HC Deb 01 May 1995 vol 259 c6
5. Mr. Campbell-Savours

To ask the Secretary of State for Social Security what are his estimates of the impact of changes in invalidity benefit payment arrangements on individual areas of the United Kingdom. [20121]

Mr. Hague

Estimates about the effects of the introduction of incapacity benefit are derived from national data and therefore cannot be broken down regionally with reliable accuracy.

Mr. Campbell-Savours

The operative word being "reliable", of course. The data can be broken down if the Government want to. Notwithstanding the considerable distress that is felt by individuals who are being switched from invalidity benefit to incapacity benefit, why did the Government not measure—in areas such as my own in west Cumbria—the economic impact in terms of job losses and business closures as a result of the introduction of incapacity benefit? Has it not yet dawned on Ministers that a very large amount of money is being paid in invalidity benefit in areas of declining industry, where health is poor, and that the removal of much of that money from the local economy will have a major economic impact on areas such as mine?

Mr.
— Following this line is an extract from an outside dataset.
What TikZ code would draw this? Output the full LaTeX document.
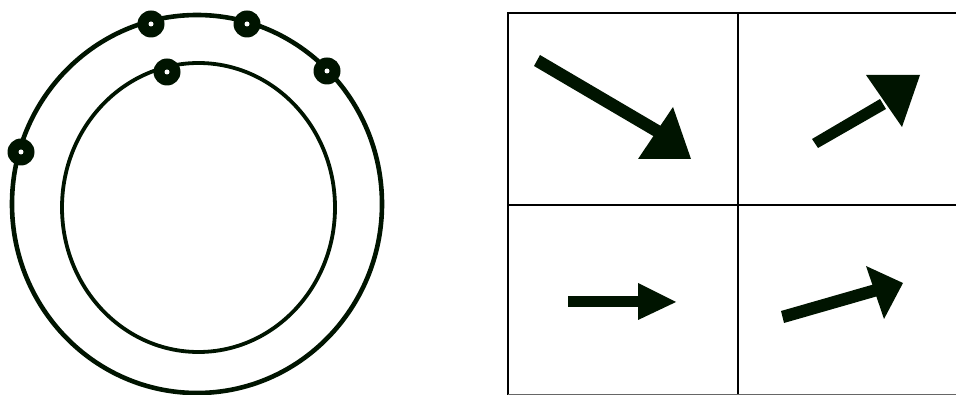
\documentclass[tikz,border=0pt]{standalone}
\begin{document}
\begin{tikzpicture}[x=1pt,y=-1pt,
  ring/.style={draw=black!92!green, line width=#1},
  dotmark/.style={circle, fill=black!92!green, minimum size=27pt, inner sep=0pt},
  hole/.style={circle, fill=white, minimum size=5pt, inner sep=0pt},
  gridline/.style={draw=black, line width=2.8pt},
  arrowshape/.style={fill=black!92!green}]
\useasboundingbox (0,0) rectangle (956,395);
% circles
\draw[ring=4.6pt] (197,204) ellipse [x radius=185, y radius=189];
\draw[ring=3.8pt] (198.5,207.5) ellipse [x radius=136.5, y radius=144.5];
% dots
\foreach \n/\x/\y in {a/151/24, b/247/24, c/327/71, d/21/152, e/167/72} {
  \node[dotmark] (\n) at (\x,\y) {};
  \node[hole] at (\n) {};
}
% grid
\draw[gridline] (508,395) -- (508,13) -- (956,13);
\draw[gridline] (738,13) -- (738,395);
\draw[gridline] (508,205) -- (956,205);
\draw[draw=black!60, line width=1.5pt] (508,394.5) -- (956,394.5);
% arrow 1
\fill[arrowshape] (540,55) -- (666,129) -- (660,140) -- (534,66) -- cycle;
\fill[arrowshape] (638,159) -- (691,159) -- (673,107) -- cycle;
% arrow 2
\fill[arrowshape] (812,139) -- (880,99) -- (886,109) -- (818,148) -- cycle;
\fill[arrowshape] (866,75) -- (920,75) -- (902,127) -- cycle;
% arrow 3
\fill[arrowshape] (568,296.5) rectangle (640,307.5);
\fill[arrowshape] (638,283) -- (638,320) -- (676,302) -- cycle;
% arrow 4
\fill[arrowshape] (781,311) -- (875,284) -- (878,296) -- (784,323) -- cycle;
\fill[arrowshape] (866,266) -- (884,319) -- (903,283) -- cycle;
\end{tikzpicture}
\end{document}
Hague

The hon. Gentleman should bear in mind two points. First, the forecast national savings are savings in relation to what would have been spent, rather than in relation to the current spending level. Secondly, the hon. Gentleman, and all Labour Members, should remember that increases in spending mean increases in taxation, which also takes money out of the local economy and the economy across the nation. Labour Members never seem to think about the number of businesses that that closes, and the number of job losses that it causes.